Charities are warning that scrapping Covid rules could impact nearly 50,000 vulnerable people in Northamptonshire.
Groups representing at risk families said a lack of guidance from Prime Minister Boris Johnson is a concern for those forced into shielding to avoid deadly infection during the peak of the pandemic.
NHS Digital figures show 46,885 patients county-wide were classed as 'clinically extremely vulnerable' when the shielding programme ended last September. That includes 25,040 in the West Northants local authority area and 21,845 in the North
Of those, around one in five were aged between 70-79.
They were among 3.7 million people across England classed as clinically extremely vulnerable, although the government says the term is no longer used.
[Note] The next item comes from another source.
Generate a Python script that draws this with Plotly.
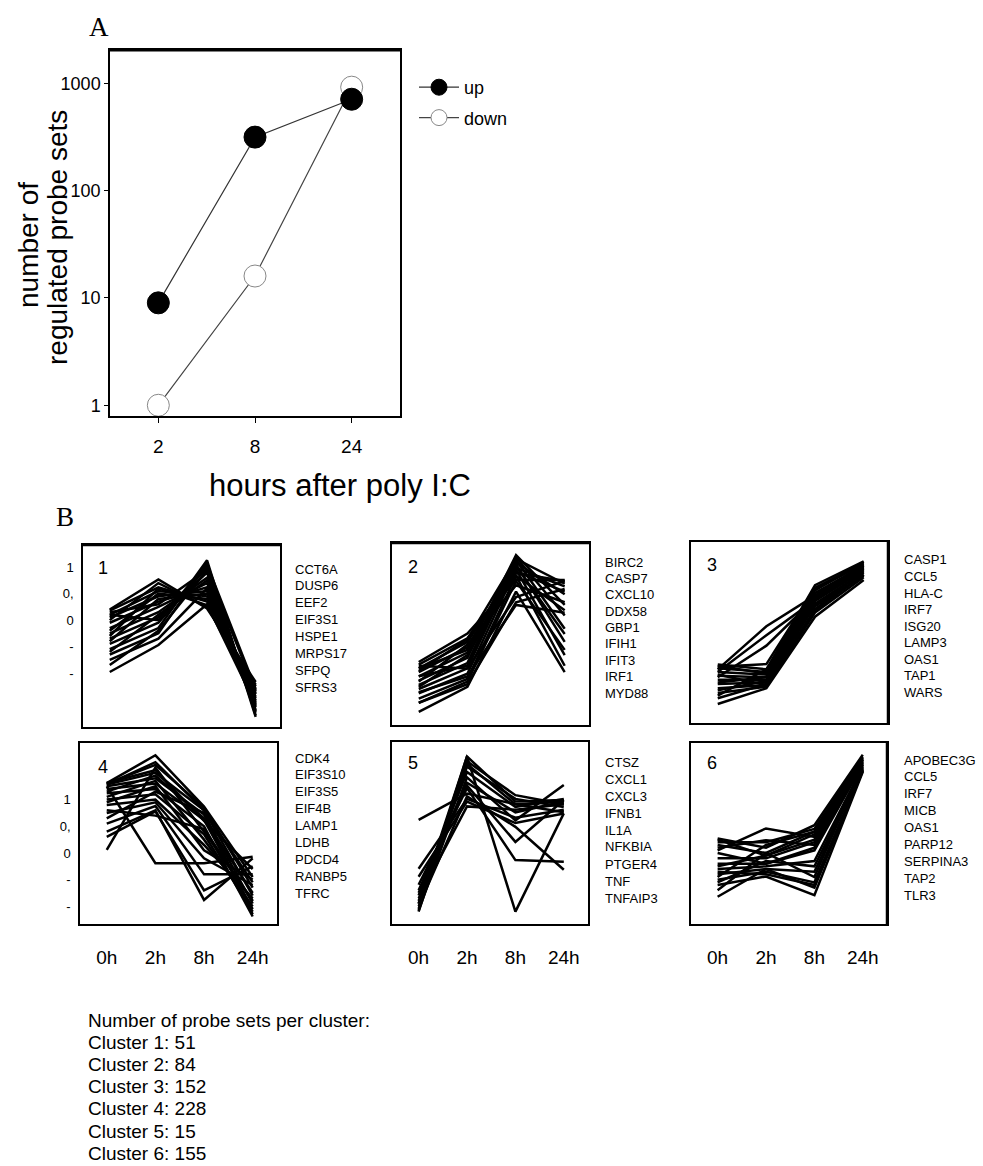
import plotly.graph_objects as go

W, H = 983, 1166

# ---------------- data: panel A ----------------
hours_A = ["2", "8", "24"]
up_counts = [9, 315, 710]
down_counts = [1, 16, 920]
yticks_A = [1, 10, 100, 1000]

# ---------------- data: panel B ----------------
timepoints = ["0h", "2h", "8h", "24h"]
tick_vals_B = [1, 0.5, 0, -0.5, -1]
tick_text_B = ["1", "0,", "0", "-", "-"]

cluster1 = [
    [0.20, 0.77, 0.22, -1.17],
    [0.18, 0.62, 0.35, -1.25],
    [0.10, 0.55, 0.45, -1.32],
    [0.05, 0.45, 0.55, -1.40],
    [-0.05, 0.35, 0.62, -1.45],
    [-0.15, 0.25, 0.70, -1.52],
    [-0.25, 0.15, 0.80, -1.58],
    [-0.35, 0.05, 0.90, -1.65],
    [-0.45, -0.05, 1.00, -1.72],
    [-0.55, -0.15, 1.13, -1.80],
    [-0.65, -0.25, 1.08, -1.83],
    [-0.75, -0.35, 0.60, -1.70],
    [-0.98, -0.47, 0.30, -1.60],
    [0.15, 0.30, 0.95, -1.35],
    [-0.30, 0.60, 0.28, -1.48],
    [0.00, 0.70, 0.25, -1.22],
    [-0.20, 0.50, 0.40, -1.38],
    [-0.40, 0.40, 0.50, -1.55],
    [-0.60, 0.10, 0.75, -1.62],
    [-0.85, -0.20, 0.95, -1.75],
    [0.10, 0.00, 1.05, -1.30],
]
cluster2 = [
    [-0.83, -0.29, 0.72, 0.72],
    [-0.88, -0.38, 0.85, 0.70],
    [-0.95, -0.45, 0.95, 0.60],
    [-1.02, -0.55, 1.05, 0.45],
    [-1.10, -0.65, 1.19, 0.25],
    [-1.18, -0.75, 1.15, 0.05],
    [-1.26, -0.85, 1.10, -0.20],
    [-1.34, -0.95, 1.02, -0.45],
    [-1.42, -1.05, 0.92, -0.70],
    [-1.52, -1.15, 0.80, -0.90],
    [-1.77, -1.30, 0.50, -1.02],
    [-1.60, -1.25, 0.30, 0.55],
    [-0.90, -0.95, 0.40, 0.70],
    [-1.20, -0.50, 0.62, 0.30],
    [-1.40, -1.10, 0.25, 0.10],
    [-1.00, -0.40, 1.12, 0.65],
    [-1.30, -0.70, 0.88, 0.50],
    [-1.60, -1.20, 0.70, -0.60],
    [-1.10, -0.90, 0.98, -0.30],
    [-0.95, -0.60, 0.80, 0.15],
]
cluster3 = [
    [-0.91, -1.00, 0.60, 1.05],
    [-0.98, -1.05, 0.52, 1.00],
    [-1.05, -1.10, 0.45, 0.97],
    [-1.12, -1.15, 0.38, 0.93],
    [-1.20, -1.20, 0.30, 0.88],
    [-1.28, -1.25, 0.22, 0.84],
    [-1.36, -1.30, 0.15, 0.80],
    [-1.45, -1.33, 0.08, 0.75],
    [-1.66, -1.36, 0.00, 0.70],
    [-1.00, -0.18, 0.40, 0.98],
    [-1.05, -0.35, 0.32, 0.92],
    [-1.15, -0.55, 0.35, 0.90],
    [-0.95, -0.90, 0.55, 1.02],
    [-1.50, -1.00, 0.20, 0.78],
    [-0.93, -1.08, 0.50, 1.04],
    [-1.25, -1.15, 0.40, 0.95],
    [-1.40, -1.22, 0.25, 0.85],
    [-1.10, -1.30, 0.12, 0.80],
    [-1.55, -1.28, 0.35, 0.92],
]
cluster4 = [
    [1.31, 1.83, 0.87, -0.45],
    [1.30, 1.65, 0.85, -0.65],
    [1.28, 1.50, 0.80, -0.80],
    [1.25, 1.40, 0.72, -0.95],
    [1.20, 1.30, 0.62, -1.05],
    [1.12, 1.20, 0.50, -1.19],
    [1.00, 1.10, 0.35, -1.10],
    [0.90, 1.00, 0.15, -0.85],
    [0.75, 0.95, -0.10, -0.60],
    [0.55, 0.88, -0.40, -0.40],
    [0.40, 0.80, -0.88, -0.10],
    [1.25, -0.19, -0.19, -0.07],
    [0.06, 1.60, 0.40, -0.90],
    [0.30, 0.78, -0.70, -0.25],
    [1.31, 1.55, 0.60, -0.30],
    [0.80, 0.70, 0.45, -0.90],
    [1.28, 1.70, 0.80, -0.55],
    [1.15, 1.45, 0.65, -0.75],
    [1.05, 1.35, 0.25, -1.00],
    [0.95, 1.25, 0.05, -0.50],
    [0.65, 1.15, 0.75, -1.15],
]
cluster5 = [
    [0.61, 1.10, 0.90, 0.95],
    [-0.95, 1.79, -1.10, 0.73],
    [-1.05, 1.79, 0.95, 0.98],
    [-0.95, 1.70, 1.07, 0.90],
    [-0.90, 1.60, 1.00, 0.85],
    [-0.80, 1.50, 0.85, 1.00],
    [-1.08, 1.40, 0.60, 1.26],
    [-0.70, 1.30, 0.75, 0.95],
    [-0.60, 1.20, -0.14, -0.17],
    [-1.00, 1.05, 0.48, -0.32],
    [-0.45, 0.95, 0.55, 0.73],
    [-0.85, 0.86, 0.80, 0.90],
    [-0.30, 1.00, 0.65, 0.80],
    [-0.75, 1.25, 0.20, 0.98],
    [-1.10, 1.65, 0.90, 0.75],
]
cluster6 = [
    [0.27, 0.10, 0.52, 1.84],
    [0.20, 0.20, 0.45, 1.80],
    [0.05, 0.46, 0.30, 1.76],
    [0.25, -0.05, 0.35, 1.72],
    [-0.10, -0.10, 0.20, 1.70],
    [-0.20, -0.20, 0.05, 1.66],
    [-0.30, -0.25, -0.15, 1.62],
    [-0.40, -0.30, -0.35, 1.60],
    [-0.50, -0.35, -0.55, 1.56],
    [-0.60, -0.44, -0.79, 1.52],
    [-0.82, -0.30, -0.65, 1.55],
    [-0.70, 0.00, -0.45, 1.65],
    [0.10, 0.24, 0.15, 1.78],
    [-0.45, 0.15, 0.40, 1.74],
    [0.15, 0.00, 0.40, 1.70],
    [-0.25, -0.05, 0.25, 1.75],
    [-0.55, -0.15, -0.25, 1.58],
    [-0.35, -0.40, -0.60, 1.54],
    [0.00, -0.20, 0.10, 1.68],
]

genes1 = ["CCT6A", "DUSP6", "EEF2", "EIF3S1", "HSPE1", "MRPS17", "SFPQ", "SFRS3"]
genes2 = ["BIRC2", "CASP7", "CXCL10", "DDX58", "GBP1", "IFIH1", "IFIT3", "IRF1", "MYD88"]
genes3 = ["CASP1", "CCL5", "HLA-C", "IRF7", "ISG20", "LAMP3", "OAS1", "TAP1", "WARS"]
genes4 = ["CDK4", "EIF3S10", "EIF3S5", "EIF4B", "LAMP1", "LDHB", "PDCD4", "RANBP5", "TFRC"]
genes5 = ["CTSZ", "CXCL1", "CXCL3", "IFNB1", "IL1A", "NFKBIA", "PTGER4", "TNF", "TNFAIP3"]
genes6 = ["APOBEC3G", "CCL5", "IRF7", "MICB", "OAS1", "PARP12", "SERPINA3", "TAP2", "TLR3"]

cluster_sizes = [51, 84, 152, 228, 15, 155]

# ---------------- layout helpers ----------------
SANS = "Liberation Sans, Arial, sans-serif"
SERIF = "Liberation Serif, Times New Roman, serif"


def xd(l, r):
    return [l / W, r / W]


def yd(t, b):
    return [1 - b / H, 1 - t / H]


def px(x):
    return x / W


def py(y):
    return 1 - y / H


def note(x, y, text, size, family=SANS, xanchor="center", angle=0):
    return dict(x=px(x), y=py(y), xref="paper", yref="paper", text=text,
                showarrow=False, xanchor=xanchor, yanchor="middle",
                textangle=angle, font=dict(family=family, size=size, color="black"))


fig = go.Figure()

# ---------------- panel A ----------------
fig.add_trace(go.Scatter(
    x=hours_A, y=down_counts, name="down", mode="lines+markers",
    line=dict(color="#444444", width=1.2),
    marker=dict(size=22, color="white", line=dict(color="#888888", width=1)),
    xaxis="x", yaxis="y", legendrank=2, legendgroup="down", hoverinfo="skip"))
fig.add_trace(go.Scatter(
    x=hours_A, y=up_counts, name="up", mode="lines+markers",
    line=dict(color="#333333", width=1.2),
    marker=dict(size=22, color="black", line=dict(color="black", width=1)),
    xaxis="x", yaxis="y", legendrank=1, legendgroup="up", hoverinfo="skip"))

layout_axes = {}
layout_axes["xaxis"] = dict(
    domain=xd(110, 400), anchor="y", type="category", range=[-0.5, 2.5],
    showline=True, mirror=True, linecolor="black", linewidth=1.5,
    ticks="outside", ticklen=5, tickcolor="black", showgrid=False, zeroline=False,
    tickfont=dict(family=SANS, size=19, color="black"), ticklabelstandoff=7)
layout_axes["yaxis"] = dict(
    domain=yd(50, 416), anchor="x", type="log", range=[-0.10, 3.31],
    tickvals=yticks_A, ticktext=[str(v) for v in yticks_A],
    showline=True, mirror=True, linecolor="black", linewidth=1.5,
    ticks="outside", ticklen=4, tickcolor="black", showgrid=False, zeroline=False,
    tickfont=dict(family=SANS, size=18, color="black"), ticklabelstandoff=0)

# ---------------- panel B ----------------
clusters = [cluster1, cluster2, cluster3, cluster4, cluster5, cluster6]
gene_lists = [genes1, genes2, genes3, genes4, genes5, genes6]
boxes = [  # left, right, top, bottom in pixels
    (83, 280, 545, 727),
    (392, 589, 543, 725),
    (691, 888, 542, 723),
    (80, 277, 743, 924),
    (392, 588, 742, 924),
    (691, 887, 743, 924),
]
row_ranges = [[-2.02, 1.42]] * 3 + [[-1.33, 2.06]] * 3
gene_pos = [  # x, first y, last y
    (293, 569, 687),
    (603, 562, 693),
    (902, 560, 692),
    (293, 758, 893),
    (603, 762, 898),
    (902, 760, 895),
]
num_pos = [(103, 568), (413, 567), (712, 565), (103, 767), (413, 763), (712, 763)]

annotations = []
shapes = []

for i, (lines, box) in enumerate(zip(clusters, boxes)):
    k = i + 2
    xa, ya = f"x{k}", f"y{k}"
    for vals in lines:
        fig.add_trace(go.Scatter(
            x=timepoints, y=vals, mode="lines",
            line=dict(color="black", width=2.5),
            xaxis=xa, yaxis=ya, showlegend=False, hoverinfo="skip"))
    l, r, t, b = box
    bottom_row = i >= 3
    first_col = i in (0, 3)
    layout_axes[f"xaxis{k}"] = dict(
        domain=xd(l, r), anchor=ya, type="category",
        categoryorder="array", categoryarray=timepoints,
        range=[-0.55, 3.5], showline=True, mirror=True,
        linecolor="black", linewidth=1.5, showgrid=False, zeroline=False,
        ticks="", showticklabels=bottom_row,
        tickfont=dict(family=SANS, size=19, color="black"),
        ticklabelstandoff=15)
    layout_axes[f"yaxis{k}"] = dict(
        domain=yd(t, b), anchor=xa, range=row_ranges[i],
        showline=True, mirror=True, linecolor="black", linewidth=1.5,
        showgrid=False, zeroline=False, ticks="",
        showticklabels=first_col, tickvals=tick_vals_B, ticktext=tick_text_B,
        tickfont=dict(family=SANS, size=13, color="black"),
        ticklabelstandoff=5)
    nx, ny = num_pos[i]
    annotations.append(note(nx, ny, str(i + 1), 18))
    gx, g0, g1 = gene_pos[i]
    genes = gene_lists[i]
    step = (g1 - g0) / (len(genes) - 1)
    for j, g in enumerate(genes):
        annotations.append(note(gx, g0 + j * step, g, 13, xanchor="left"))

# thicker frame edges seen in the original scan
shapes.append(dict(type="line", xref="x domain", yref="y domain",
                   x0=0, x1=1, y0=1, y1=1, line=dict(color="black", width=3)))
for k in (2, 3):
    shapes.append(dict(type="line", xref=f"x{k} domain", yref=f"y{k} domain",
                       x0=0, x1=1, y0=1, y1=1, line=dict(color="black", width=2.5)))
for k in (4, 7):
    shapes.append(dict(type="line", xref=f"x{k} domain", yref=f"y{k} domain",
                       x0=1, x1=1, y0=0, y1=1, line=dict(color="black", width=2.5)))

# ---------------- text annotations ----------------
annotations += [
    note(99, 27, "A", 27, family=SERIF),
    note(65, 517, "B", 27, family=SERIF),
    note(29, 245, "number of", 28, angle=-90),
    note(57, 238, "regulated probe sets", 28, angle=-90),
    note(340, 485, "hours after poly I:C", 31),
]

summary_lines = ["Number of probe sets per cluster:"] + [
    f"Cluster {i + 1}: {n}" for i, n in enumerate(cluster_sizes)]
for j, s in enumerate(summary_lines):
    annotations.append(note(86, 1020 + j * 22.2, s, 19, xanchor="left"))

fig.update_layout(
    width=W, height=H, margin=dict(l=0, r=0, t=0, b=0),
    paper_bgcolor="white", plot_bgcolor="white",
    font=dict(family=SANS, color="black"),
    showlegend=True,
    legend=dict(x=px(414), y=py(69), xanchor="left", yanchor="top",
                font=dict(family=SANS, size=18, color="black"),
                traceorder="grouped", tracegroupgap=4, itemwidth=40,
                itemsizing="trace", bgcolor="rgba(0,0,0,0)"),
    annotations=annotations, shapes=shapes,
    **layout_axes,
)

fig.write_html("out.html", config={"displayModeBar": False},
               post_script="document.body.style.margin='0';")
All coronavirus restrictions were scrapped in England from Thursday (February 24) — including the legal requirement for people who test positive to isolate – as part of the PM's 'Living with Covid' plan.
The Clinically Vulnerable Families support group says the move has left people who were once on the list in "a state of shock and anxiety".
Founder Lara Wong said: "The removal of protections means that the risk of catching Covid will increase."
She said these protections had allowed vulnerable people a "small taste of freedom" but they may be forced into making "impossible choices" between lives and livelihoods.
Mr Johnson said that restrictions could be lifted a month earlier than planned because of the "extraordinary success of the vaccination programme."
He added: "We now have sufficient levels of immunity to complete the transition from protecting people with government interventions to relying on vaccines and treatments as our first line of defence."
NHS England figures show 13 deaths in the last ten days and 107 so far this year have been linked to Covid among patients at Northamptonshire's two main hospitals.
The most common reason Northamptonshire folk were classed as vulnerable was because they were identified by an Oxford University tool, which assesses multiple factors to determine whether someone is at risk, such as their age, weight and ethnicity.
This applied to around 45 percent of patients in the area, where a reason was provided — followed by those with respiratory conditions that cause breathing difficulties, genetic metabolic and autoimmune diseases.
Disability charity Scope says many disabled people will feel forgotten by the PM's strategy, which also includes plans to scrap free testing in April.
James Taylor, executive director of strategy at the charity, said: “Disabled people having to rely on the personal choices of others and having no control over their own freedom and safety isn’t ‘living with Covid’, it’s living with fear.
“Ending self-isolation and phasing out testing will leave some disabled people rolling the dice every time they leave the house."
The Department of Health and Social Care says it recognises the importance of ensuring people at higher risk from Covid-19 get the right advice.
A spokeswoman added: "This may be particularly important for those whose immune system means that they are at higher risk.
“Vaccines are the best way we can protect ourselves from the virus and we continue to urge all those eligible to get boosted now.”